A recent study has shown that young people (under 30 years old) with type 1 diabetes are more likely to have menstrual difficulties than people without diabetes. However, a prospective study of menstruating people with type 1 diabetes is needed to solidify these findings and assess the impact of these difficulties.

These could include:

  • long periods (periods lasting for six days or longer)

  • heavy periods

  • longer menstrual cycles (over 31 days) 

  • irregular periods 

These tend to occur particularly among people under the age of 30. 

Young adults with type 1 diabetes may also have their first period earlier than people who do not have diabetes. Menopause may also occur earlier in people with diabetes.

How to manage blood glucose levels around your period

If you experience spikes in your blood glucose in the second phase of your cycle and are using insulin, you may notice that your insulin does not work as well as it normally does.

However, there are several things you can do to keep blood glucose in check around your period.

  • Monitor and make a note of any links between the onset of your period and changes in blood glucose over time, in addition to your usual blood glucose monitoring. This can help you work out trends and plan for managing diabetes when you are menstruating.
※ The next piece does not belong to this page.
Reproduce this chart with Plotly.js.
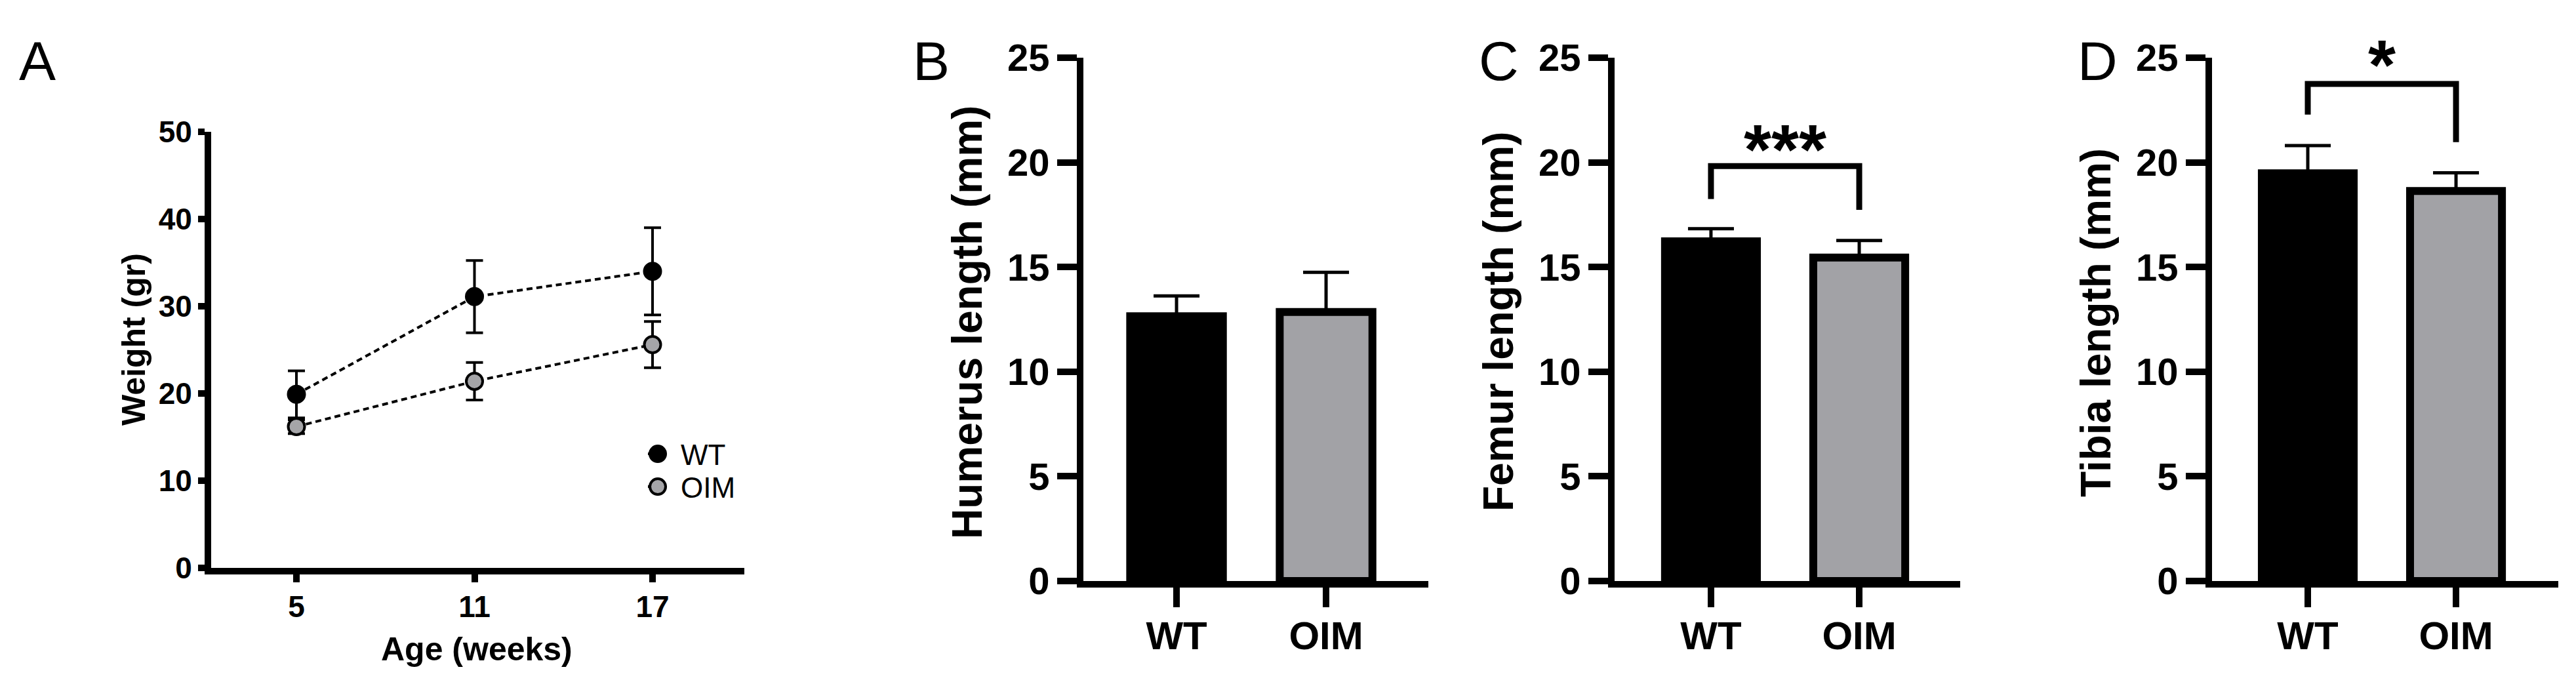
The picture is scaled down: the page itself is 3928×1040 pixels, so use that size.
<!DOCTYPE html>
<html><head><meta charset="utf-8">
<script src="https://cdn.plot.ly/plotly-3.0.1.min.js"></script>
<style>html,body{margin:0;padding:0;background:#fff;}#chart{width:3928px;height:1040px;}</style>
</head><body><div id="chart"></div>
<script>
// ---- data ----
const ages = [5, 11, 17];
const wtWeight = [19.9, 31.1, 34.0];
const wtWeightSD = [2.7, 4.15, 5.0];
const oimWeight = [16.2, 21.4, 25.6];
const oimWeightSD = [0.8, 2.15, 2.65];
const groups = ['WT', 'OIM'];
const humerus = [12.65, 12.85];
const humerusErr = [0.97, 1.9];
const femur = [16.23, 15.45];
const femurErr = [0.6, 0.82];
const tibia = [19.48, 18.63];
const tibiaErr = [1.32, 0.87];
const femurBracketY = [18.25, 19.82, 19.82, 17.73];
const tibiaBracketY = [22.28, 23.75, 23.75, 20.97];
const femurSig = '***', femurSigY = 21.33;
const tibiaSig = '*', tibiaSigY = 25.35;
const panelLabels = ['A', 'B', 'C', 'D'];
const yTitles = ['Weight (gr)', 'Humerus length (mm)', 'Femur length (mm)', 'Tibia length (mm)'];
const xTitleA = 'Age (weeks)';

// ---- layout helpers ----
const W = 3928, H = 1040;
const px = p => p / W;
const py = p => 1 - p / H;
const FONT = 'Liberation Sans, Arial, Helvetica, sans-serif';
const BLACK = '#000000', GREY = '#a2a2a6';
const bracketX = [groups[0], groups[0], groups[1], groups[1]];
const barYMax = 25;

const traces = [];
// Panel A
traces.push({
  x: ages, y: oimWeight, name: 'OIM', xaxis: 'x', yaxis: 'y', type: 'scatter', mode: 'lines+markers',
  line: {color: BLACK, width: 4, dash: '9px,6px'},
  marker: {color: '#a5a5a8', size: 25, line: {color: BLACK, width: 4}},
  error_y: {type: 'data', array: oimWeightSD, color: BLACK, thickness: 4, width: 13},
  legendrank: 2, cliponaxis: false
});
traces.push({
  x: ages, y: wtWeight, name: 'WT', xaxis: 'x', yaxis: 'y', type: 'scatter', mode: 'lines+markers',
  line: {color: BLACK, width: 4, dash: '9px,6px'},
  marker: {color: BLACK, size: 25, line: {color: BLACK, width: 4}},
  error_y: {type: 'data', array: wtWeightSD, color: BLACK, thickness: 4, width: 13},
  legendrank: 1, cliponaxis: false
});
// Bar panels
const barSets = [[humerus, humerusErr, '2'], [femur, femurErr, '3'], [tibia, tibiaErr, '4']];
barSets.forEach(([vals, errs, n]) => {
  traces.push({
    type: 'bar', x: groups, y: vals, xaxis: 'x' + n, yaxis: 'y' + n, width: 0.62, showlegend: false,
    marker: {color: [BLACK, GREY], line: {color: BLACK, width: 12}},
    error_y: {type: 'data', symmetric: false, array: errs, arrayminus: errs.map(() => 0), color: BLACK, thickness: 5, width: 35},
    cliponaxis: false
  });
});
traces.push({type: 'scatter', mode: 'lines', x: bracketX, y: femurBracketY, xaxis: 'x3', yaxis: 'y3', showlegend: false,
  line: {color: BLACK, width: 9}, cliponaxis: false});
traces.push({type: 'scatter', mode: 'lines', x: bracketX, y: tibiaBracketY, xaxis: 'x4', yaxis: 'y4', showlegend: false,
  line: {color: BLACK, width: 9}, cliponaxis: false});

function axisBase(extra) {
  return Object.assign({
    showline: true, linewidth: 10, linecolor: BLACK, ticks: 'outside', tickcolor: BLACK, tickwidth: 10,
    showgrid: false, zeroline: false, fixedrange: true,
    tickfont: {family: FONT, size: 58, color: BLACK, weight: 'bold'}
  }, extra);
}
const catTickFont = {family: FONT, size: 60, color: BLACK, weight: 'bold'};
const aTickFont = {family: FONT, size: 46, color: BLACK, weight: 'bold'};

const layout = {
  width: W, height: H, margin: {l: 0, r: 0, t: 0, b: 0}, paper_bgcolor: '#fff', plot_bgcolor: '#fff',
  font: {family: FONT, color: BLACK},
  showlegend: true,
  legend: {x: px(983), y: py(657), xanchor: 'left', yanchor: 'top', bgcolor: 'rgba(0,0,0,0)',
    font: {family: FONT, size: 44, color: BLACK}, traceorder: 'normal'},
  xaxis: axisBase({domain: [px(322), px(1135)], range: [2.127, 20.094], tickvals: ages, ticklen: 12,
    anchor: 'y', tickfont: aTickFont, ticklabelstandoff: -2}),
  yaxis: axisBase({domain: [py(866), py(201)], range: [0, 50], dtick: 10, ticklen: 10,
    anchor: 'x', tickfont: aTickFont}),
  xaxis2: axisBase({domain: [px(1652), px(2178)], range: [-0.623, 1.684], type: 'category', ticklen: 30, anchor: 'y2', tickfont: catTickFont, ticklabelstandoff: -8}),
  yaxis2: axisBase({domain: [py(886), py(88)], range: [0, barYMax], dtick: 5, ticklen: 30, anchor: 'x2'}),
  xaxis3: axisBase({domain: [px(2462), px(2989)], range: [-0.65, 1.681], type: 'category', ticklen: 30, anchor: 'y3', tickfont: catTickFont, ticklabelstandoff: -8}),
  yaxis3: axisBase({domain: [py(886), py(88)], range: [0, barYMax], dtick: 5, ticklen: 30, anchor: 'x3'}),
  xaxis4: axisBase({domain: [px(3373), px(3901)], range: [-0.646, 1.69], type: 'category', ticklen: 30, anchor: 'y4', tickfont: catTickFont, ticklabelstandoff: -8}),
  yaxis4: axisBase({domain: [py(886), py(88)], range: [0, barYMax], dtick: 5, ticklen: 30, anchor: 'x4'}),
  annotations: []
};

const labelX = [27, 1390, 2253, 3166];
panelLabels.forEach((t, i) => layout.annotations.push({
  text: t, xref: 'paper', yref: 'paper', x: px(labelX[i]), y: py(93), xanchor: 'left', yanchor: 'middle',
  showarrow: false, font: {family: FONT, size: 84, color: BLACK}
}));
const titleX = [204, 1475, 2285, 3196];
const titleY = [518, 492, 490, 492];
const titleSize = [50, 64, 64, 64];
yTitles.forEach((t, i) => layout.annotations.push({
  text: t, xref: 'paper', yref: 'paper', x: px(titleX[i]), y: py(titleY[i]), xanchor: 'center', yanchor: 'middle',
  textangle: -90, showarrow: false, font: {family: FONT, size: titleSize[i], color: BLACK, weight: 'bold'}
}));
layout.annotations.push({
  text: xTitleA, xref: 'paper', yref: 'paper', x: px(727), y: py(990), xanchor: 'center', yanchor: 'middle',
  showarrow: false, font: {family: FONT, size: 50, color: BLACK, weight: 'bold'}
});
layout.annotations.push({
  text: femurSig, xref: 'x3', yref: 'y3 domain', x: 0.5, y: femurSigY / barYMax, xanchor: 'center', yanchor: 'middle',
  yshift: -22, showarrow: false, font: {family: FONT, size: 108, color: BLACK, weight: 'bold'}
});
layout.annotations.push({
  text: tibiaSig, xref: 'x4', yref: 'y4 domain', x: 0.5, y: tibiaSigY / barYMax, xanchor: 'center', yanchor: 'middle',
  yshift: -22, showarrow: false, font: {family: FONT, size: 108, color: BLACK, weight: 'bold'}
});

Plotly.newPlot('chart', traces, layout, {staticPlot: true, displayModeBar: false}).then(() => {
  document.querySelectorAll('.legend .scrollbox').forEach(s => s.removeAttribute('clip-path'));
  document.querySelectorAll('.legend path.scatterpts').forEach(p => {
    const t = p.getAttribute('transform') || '';
    p.setAttribute('transform', t + ' scale(1.5)');
    p.style.strokeWidth = '2.7px';
  });
  document.querySelectorAll('.legend text.legendtext').forEach(t => {
    t.setAttribute('x', '55');
    t.querySelectorAll('tspan').forEach(s => { if (s.getAttribute('x')) s.setAttribute('x', '55'); });
  });
  const items = document.querySelectorAll('.legend g.traces');
  if (items.length === 2) {
    const m = /translate\(([-\d.]+)[ ,]+([-\d.]+)\)/.exec(items[0].getAttribute('transform') || '');
    if (m) {
      const x0 = parseFloat(m[1]), y0 = parseFloat(m[2]);
      items[1].setAttribute('transform', 'translate(' + x0 + ',' + (y0 + 50) + ')');
    }
  }
});
</script></body></html>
  • If you are using insulin and need to adjust it to fit your menstrual changes, show your healthcare team the patterns that you have observed. You could even use a personal profile on your t:slim X2 especially for your period.

  • Eating at regular times can help you avoid bigger changes in blood glucose; in turn, avoiding large blood glucose swings will help prevent food cravings. Avoiding alcohol, chocolate, and caffeine may help stabilise your mood and help you avoid food cravings but we understand these things are hard to avoid so it’s good to ensure that everything is enjoyed in moderation. 
  • Regular exercise can help to lower blood glucose and relieve period symptoms,try to maintain your regular exercise pattern during this time of the month or try a little bit of movement and see what works for you. 

Speak to your healthcare team for further guidance on how to manage your blood glucose levels around your period.

Having diabetes may influence your period, and your period may affect your management of diabetes. 

However, every person is different, and paying attention to your body can help you see what works for you. Having an individualised management plan can help you feel more in charge of your diabetes and help towards making your periods and your diabetes easier.